YOUR GOAL ->
Your task is to reproduce, verbatim and without pictures, the lines from the opening of the listing through the line containing "Radiation and Penetration</text>".

○ ○ ○ ○

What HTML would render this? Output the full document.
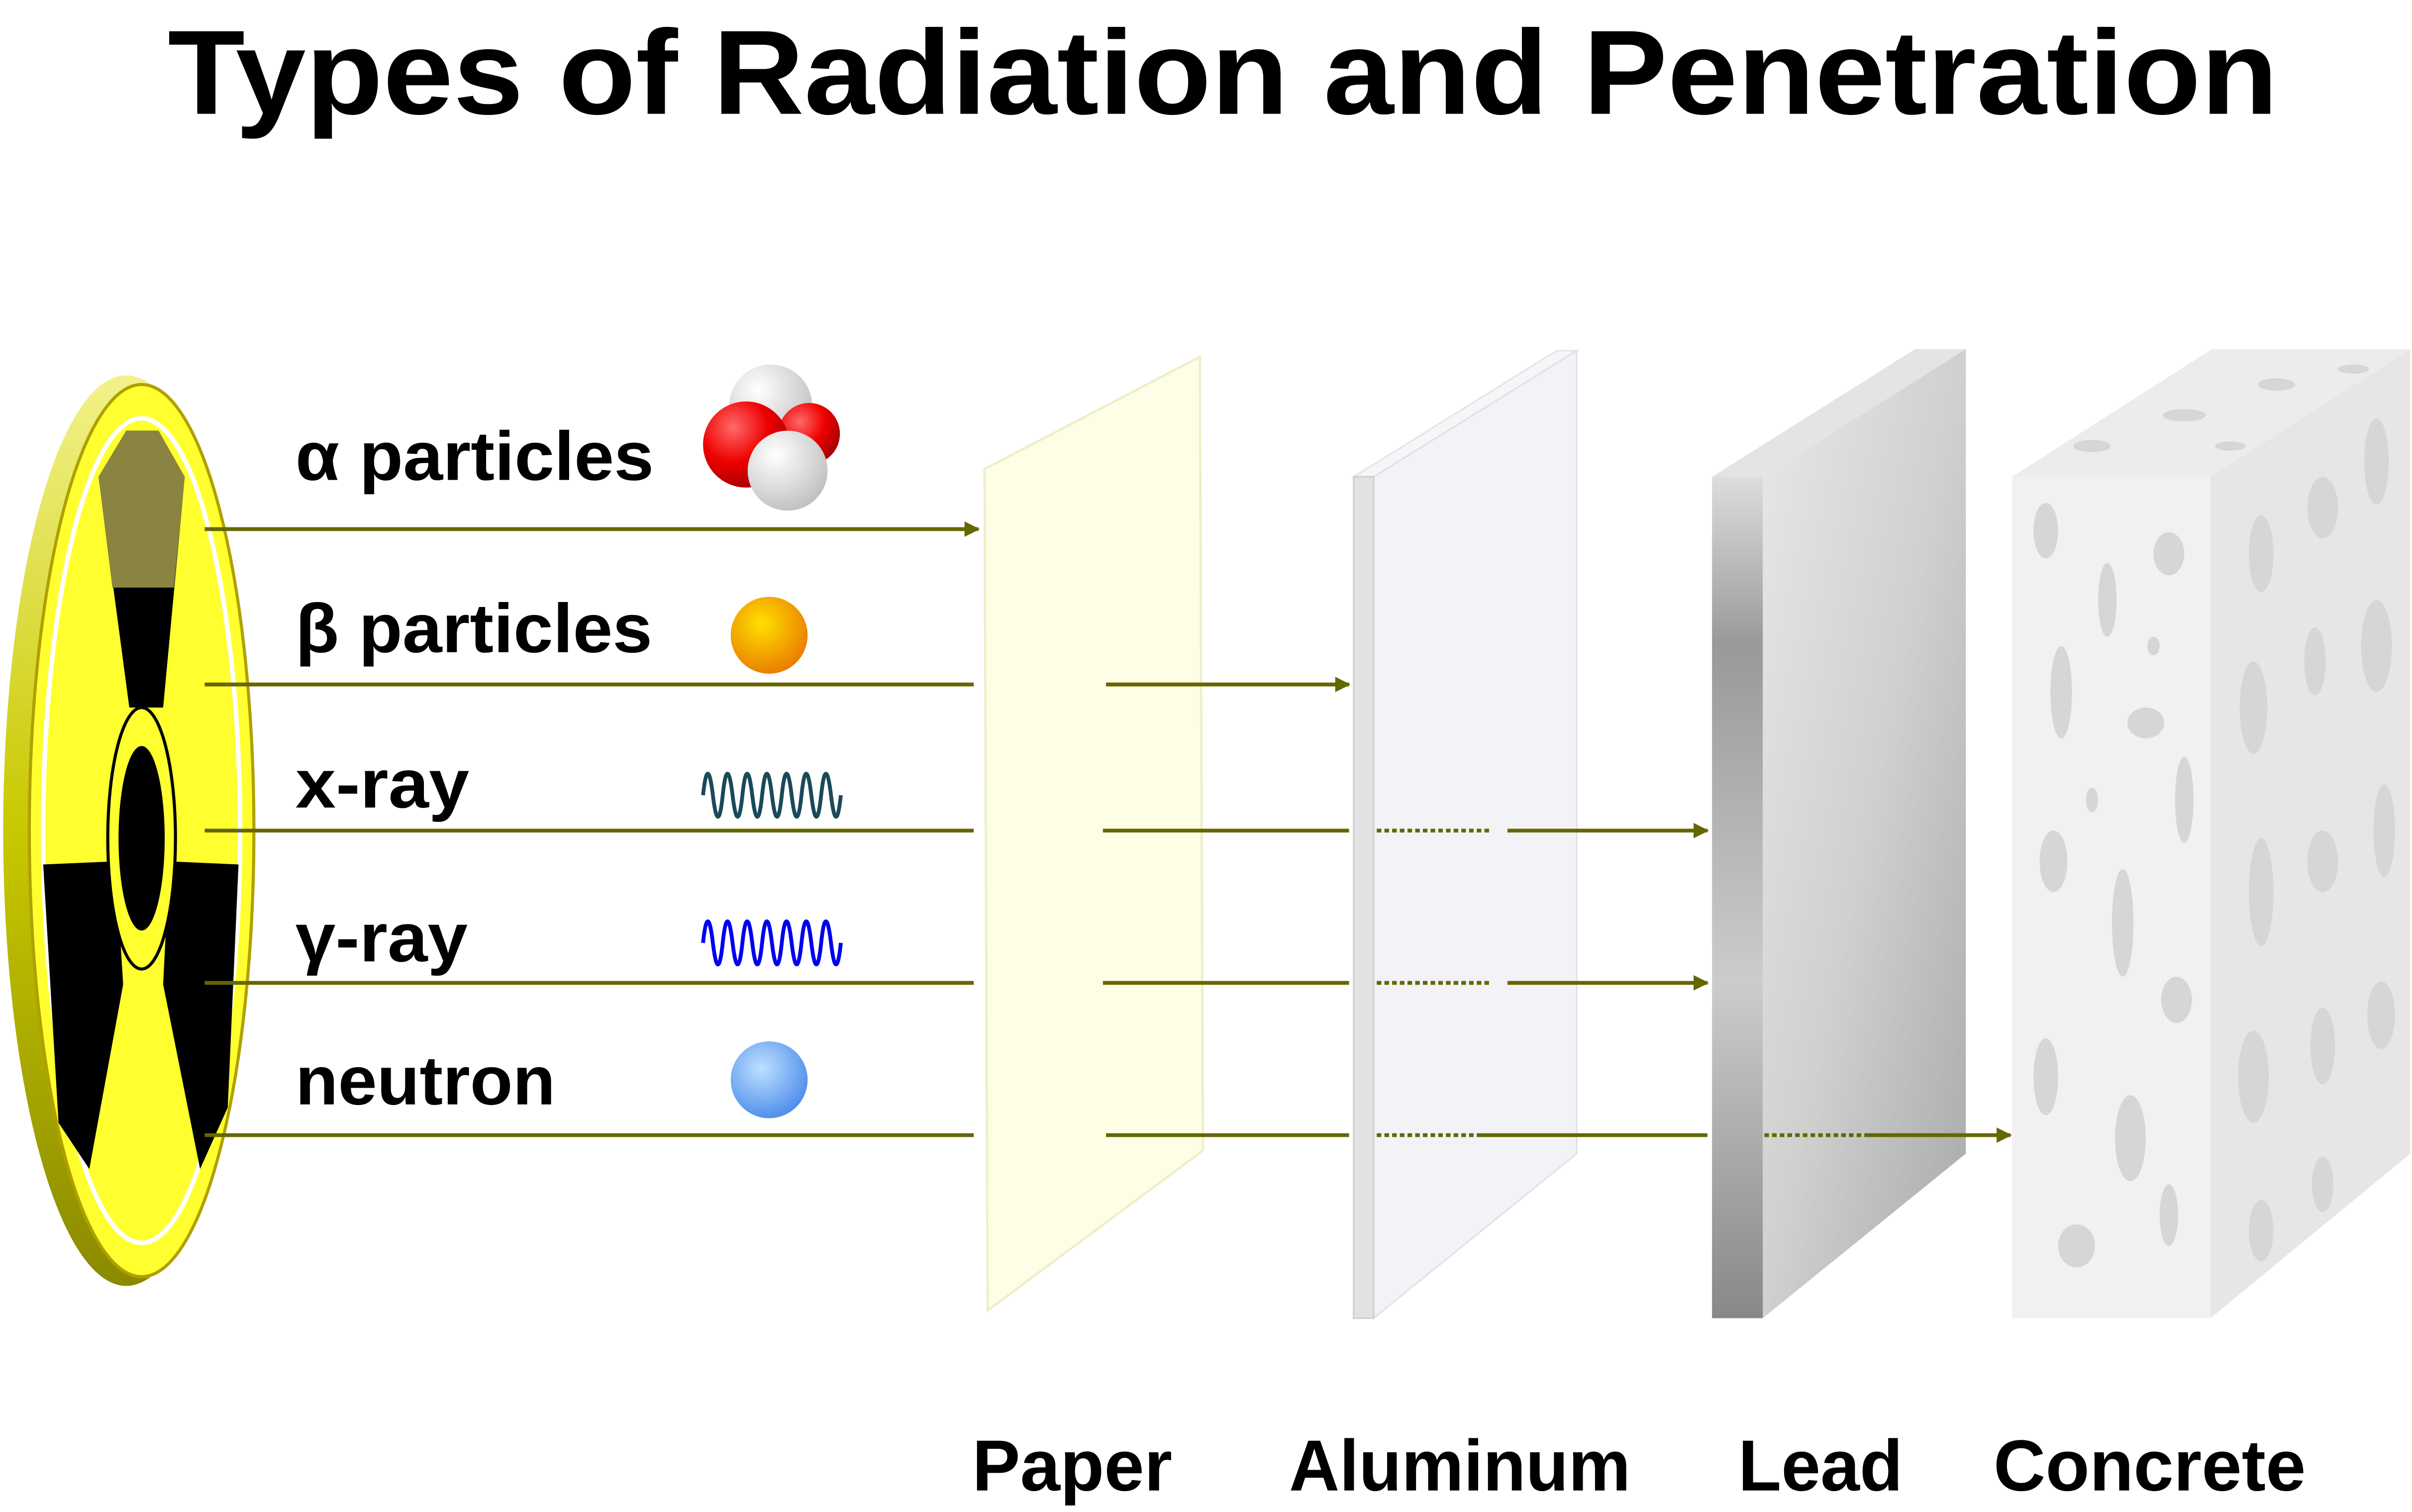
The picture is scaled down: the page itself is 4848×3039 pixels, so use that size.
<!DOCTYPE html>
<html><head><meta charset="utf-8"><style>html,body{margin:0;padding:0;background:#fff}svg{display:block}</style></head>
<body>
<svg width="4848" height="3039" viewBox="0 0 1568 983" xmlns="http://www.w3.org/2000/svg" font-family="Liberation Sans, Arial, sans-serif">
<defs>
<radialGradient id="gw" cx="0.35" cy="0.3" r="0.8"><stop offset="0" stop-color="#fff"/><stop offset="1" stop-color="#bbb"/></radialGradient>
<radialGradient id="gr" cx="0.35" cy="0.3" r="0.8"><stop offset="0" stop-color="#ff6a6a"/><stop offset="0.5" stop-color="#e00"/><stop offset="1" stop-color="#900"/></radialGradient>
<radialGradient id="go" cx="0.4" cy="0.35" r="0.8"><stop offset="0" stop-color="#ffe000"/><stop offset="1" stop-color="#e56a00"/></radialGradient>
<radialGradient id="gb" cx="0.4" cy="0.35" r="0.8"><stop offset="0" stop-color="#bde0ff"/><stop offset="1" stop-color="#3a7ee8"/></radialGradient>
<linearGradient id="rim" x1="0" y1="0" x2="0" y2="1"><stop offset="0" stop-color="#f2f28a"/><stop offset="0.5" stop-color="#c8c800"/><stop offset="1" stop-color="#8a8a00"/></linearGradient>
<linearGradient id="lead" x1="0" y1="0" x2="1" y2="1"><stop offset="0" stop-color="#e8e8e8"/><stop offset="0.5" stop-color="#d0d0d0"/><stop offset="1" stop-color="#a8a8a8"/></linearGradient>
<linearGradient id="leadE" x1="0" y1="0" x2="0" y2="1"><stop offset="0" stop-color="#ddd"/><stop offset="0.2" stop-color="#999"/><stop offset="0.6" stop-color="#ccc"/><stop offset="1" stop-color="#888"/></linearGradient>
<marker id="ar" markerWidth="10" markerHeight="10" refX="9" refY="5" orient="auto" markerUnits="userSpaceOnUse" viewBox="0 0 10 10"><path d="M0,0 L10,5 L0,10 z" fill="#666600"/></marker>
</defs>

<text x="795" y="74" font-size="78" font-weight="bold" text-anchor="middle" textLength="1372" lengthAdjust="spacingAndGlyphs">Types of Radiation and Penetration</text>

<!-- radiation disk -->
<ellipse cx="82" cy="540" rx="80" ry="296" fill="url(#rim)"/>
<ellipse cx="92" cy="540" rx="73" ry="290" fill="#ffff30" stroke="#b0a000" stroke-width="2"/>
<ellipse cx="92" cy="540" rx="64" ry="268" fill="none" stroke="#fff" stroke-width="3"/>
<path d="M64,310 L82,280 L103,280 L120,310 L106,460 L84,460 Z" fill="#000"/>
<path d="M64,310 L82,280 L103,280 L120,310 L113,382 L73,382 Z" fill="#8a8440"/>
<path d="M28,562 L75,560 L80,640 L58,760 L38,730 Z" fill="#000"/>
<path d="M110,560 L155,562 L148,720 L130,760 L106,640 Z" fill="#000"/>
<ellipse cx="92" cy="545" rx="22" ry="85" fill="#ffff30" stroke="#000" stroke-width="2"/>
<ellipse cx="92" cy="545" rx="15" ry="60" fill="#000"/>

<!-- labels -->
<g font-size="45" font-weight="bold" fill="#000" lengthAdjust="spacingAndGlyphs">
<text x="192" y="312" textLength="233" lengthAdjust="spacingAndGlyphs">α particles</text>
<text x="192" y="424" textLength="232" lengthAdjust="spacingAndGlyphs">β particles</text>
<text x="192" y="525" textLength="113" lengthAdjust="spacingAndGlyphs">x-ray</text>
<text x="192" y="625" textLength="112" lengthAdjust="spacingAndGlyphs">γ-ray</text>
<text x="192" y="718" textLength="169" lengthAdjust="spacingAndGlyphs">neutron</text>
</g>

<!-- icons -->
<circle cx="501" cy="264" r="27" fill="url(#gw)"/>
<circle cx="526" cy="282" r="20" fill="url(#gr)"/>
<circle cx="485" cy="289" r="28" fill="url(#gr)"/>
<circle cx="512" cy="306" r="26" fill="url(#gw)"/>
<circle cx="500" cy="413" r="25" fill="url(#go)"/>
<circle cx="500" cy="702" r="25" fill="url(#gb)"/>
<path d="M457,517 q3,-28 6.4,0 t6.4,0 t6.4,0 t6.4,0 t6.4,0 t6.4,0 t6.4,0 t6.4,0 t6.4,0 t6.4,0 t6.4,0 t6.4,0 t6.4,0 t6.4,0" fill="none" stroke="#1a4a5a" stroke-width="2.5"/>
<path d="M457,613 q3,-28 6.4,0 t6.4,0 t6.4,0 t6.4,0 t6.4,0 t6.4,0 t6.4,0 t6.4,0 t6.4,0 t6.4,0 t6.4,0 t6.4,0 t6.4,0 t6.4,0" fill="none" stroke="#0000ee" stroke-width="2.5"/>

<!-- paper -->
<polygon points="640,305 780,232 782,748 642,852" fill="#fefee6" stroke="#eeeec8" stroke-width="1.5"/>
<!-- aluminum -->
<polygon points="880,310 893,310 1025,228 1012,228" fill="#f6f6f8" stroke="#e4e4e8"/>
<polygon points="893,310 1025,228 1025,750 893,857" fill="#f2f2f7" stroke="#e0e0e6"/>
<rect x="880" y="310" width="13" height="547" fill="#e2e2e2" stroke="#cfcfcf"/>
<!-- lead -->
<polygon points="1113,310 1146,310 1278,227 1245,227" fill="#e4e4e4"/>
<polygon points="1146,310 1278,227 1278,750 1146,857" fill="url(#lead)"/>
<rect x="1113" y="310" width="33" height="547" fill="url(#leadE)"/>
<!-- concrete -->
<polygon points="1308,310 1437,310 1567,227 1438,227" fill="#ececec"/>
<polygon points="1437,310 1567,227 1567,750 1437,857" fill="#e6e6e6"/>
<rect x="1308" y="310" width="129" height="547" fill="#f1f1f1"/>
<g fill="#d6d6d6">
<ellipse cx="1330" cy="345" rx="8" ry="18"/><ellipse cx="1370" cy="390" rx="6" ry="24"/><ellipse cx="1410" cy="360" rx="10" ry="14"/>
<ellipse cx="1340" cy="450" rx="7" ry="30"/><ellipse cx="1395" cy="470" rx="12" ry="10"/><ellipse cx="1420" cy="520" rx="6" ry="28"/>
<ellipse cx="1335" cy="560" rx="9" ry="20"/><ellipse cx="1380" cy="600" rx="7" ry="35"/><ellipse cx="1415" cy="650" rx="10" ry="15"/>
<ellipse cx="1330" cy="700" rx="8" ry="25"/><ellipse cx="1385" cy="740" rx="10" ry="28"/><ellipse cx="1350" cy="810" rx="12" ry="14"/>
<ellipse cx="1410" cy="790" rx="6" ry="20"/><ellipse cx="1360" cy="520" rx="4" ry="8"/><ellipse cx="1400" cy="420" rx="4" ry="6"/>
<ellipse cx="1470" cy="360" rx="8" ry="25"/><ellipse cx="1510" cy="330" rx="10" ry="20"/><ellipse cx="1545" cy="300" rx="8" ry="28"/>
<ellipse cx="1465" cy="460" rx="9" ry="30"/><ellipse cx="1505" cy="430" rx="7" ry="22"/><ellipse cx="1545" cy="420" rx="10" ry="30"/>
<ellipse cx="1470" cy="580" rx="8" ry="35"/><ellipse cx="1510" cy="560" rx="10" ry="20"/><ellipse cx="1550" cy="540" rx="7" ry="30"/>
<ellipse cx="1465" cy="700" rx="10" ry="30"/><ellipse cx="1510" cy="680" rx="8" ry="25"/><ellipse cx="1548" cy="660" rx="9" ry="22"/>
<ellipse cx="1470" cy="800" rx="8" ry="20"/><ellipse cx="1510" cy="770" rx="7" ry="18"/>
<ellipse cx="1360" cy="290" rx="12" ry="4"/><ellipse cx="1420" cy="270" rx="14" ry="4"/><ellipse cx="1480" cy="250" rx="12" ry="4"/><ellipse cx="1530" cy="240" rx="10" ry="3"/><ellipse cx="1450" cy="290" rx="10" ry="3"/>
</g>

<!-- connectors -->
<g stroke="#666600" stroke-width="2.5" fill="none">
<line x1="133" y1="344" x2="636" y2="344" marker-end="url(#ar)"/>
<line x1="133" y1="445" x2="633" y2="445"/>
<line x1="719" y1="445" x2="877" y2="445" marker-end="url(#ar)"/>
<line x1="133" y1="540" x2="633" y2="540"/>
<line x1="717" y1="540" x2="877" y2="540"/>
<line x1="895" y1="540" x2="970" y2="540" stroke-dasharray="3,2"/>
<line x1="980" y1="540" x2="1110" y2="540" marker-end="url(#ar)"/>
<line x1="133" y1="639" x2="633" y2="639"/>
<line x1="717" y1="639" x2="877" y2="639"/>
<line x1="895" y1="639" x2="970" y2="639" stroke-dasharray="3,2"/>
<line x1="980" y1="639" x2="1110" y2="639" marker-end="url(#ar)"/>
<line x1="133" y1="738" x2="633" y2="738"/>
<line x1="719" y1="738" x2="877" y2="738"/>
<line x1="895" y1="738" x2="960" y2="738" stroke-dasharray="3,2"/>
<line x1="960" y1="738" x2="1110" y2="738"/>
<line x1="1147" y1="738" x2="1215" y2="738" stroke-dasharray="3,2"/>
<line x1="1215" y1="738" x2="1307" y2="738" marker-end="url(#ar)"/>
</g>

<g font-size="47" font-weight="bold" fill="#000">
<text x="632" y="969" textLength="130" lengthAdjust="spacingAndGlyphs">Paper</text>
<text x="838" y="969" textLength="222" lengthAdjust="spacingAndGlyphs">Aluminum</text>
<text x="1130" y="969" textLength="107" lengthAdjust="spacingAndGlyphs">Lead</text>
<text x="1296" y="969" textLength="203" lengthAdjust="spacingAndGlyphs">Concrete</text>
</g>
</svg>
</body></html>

○ ○ ○ ○

PROBLEM SOLUTION ->
What HTML would render this? Output the full document.
The picture is scaled down: the page itself is 4848×3039 pixels, so use that size.
<!DOCTYPE html>
<html><head><meta charset="utf-8"><style>html,body{margin:0;padding:0;background:#fff}svg{display:block}</style></head>
<body>
<svg width="4848" height="3039" viewBox="0 0 1568 983" xmlns="http://www.w3.org/2000/svg" font-family="Liberation Sans, Arial, sans-serif">
<defs>
<radialGradient id="gw" cx="0.35" cy="0.3" r="0.8"><stop offset="0" stop-color="#fff"/><stop offset="1" stop-color="#bbb"/></radialGradient>
<radialGradient id="gr" cx="0.35" cy="0.3" r="0.8"><stop offset="0" stop-color="#ff6a6a"/><stop offset="0.5" stop-color="#e00"/><stop offset="1" stop-color="#900"/></radialGradient>
<radialGradient id="go" cx="0.4" cy="0.35" r="0.8"><stop offset="0" stop-color="#ffe000"/><stop offset="1" stop-color="#e56a00"/></radialGradient>
<radialGradient id="gb" cx="0.4" cy="0.35" r="0.8"><stop offset="0" stop-color="#bde0ff"/><stop offset="1" stop-color="#3a7ee8"/></radialGradient>
<linearGradient id="rim" x1="0" y1="0" x2="0" y2="1"><stop offset="0" stop-color="#f2f28a"/><stop offset="0.5" stop-color="#c8c800"/><stop offset="1" stop-color="#8a8a00"/></linearGradient>
<linearGradient id="lead" x1="0" y1="0" x2="1" y2="1"><stop offset="0" stop-color="#e8e8e8"/><stop offset="0.5" stop-color="#d0d0d0"/><stop offset="1" stop-color="#a8a8a8"/></linearGradient>
<linearGradient id="leadE" x1="0" y1="0" x2="0" y2="1"><stop offset="0" stop-color="#ddd"/><stop offset="0.2" stop-color="#999"/><stop offset="0.6" stop-color="#ccc"/><stop offset="1" stop-color="#888"/></linearGradient>
<marker id="ar" markerWidth="10" markerHeight="10" refX="9" refY="5" orient="auto" markerUnits="userSpaceOnUse" viewBox="0 0 10 10"><path d="M0,0 L10,5 L0,10 z" fill="#666600"/></marker>
</defs>

<text x="795" y="74" font-size="78" font-weight="bold" text-anchor="middle" textLength="1372" lengthAdjust="spacingAndGlyphs">Types of Radiation and Penetration</text>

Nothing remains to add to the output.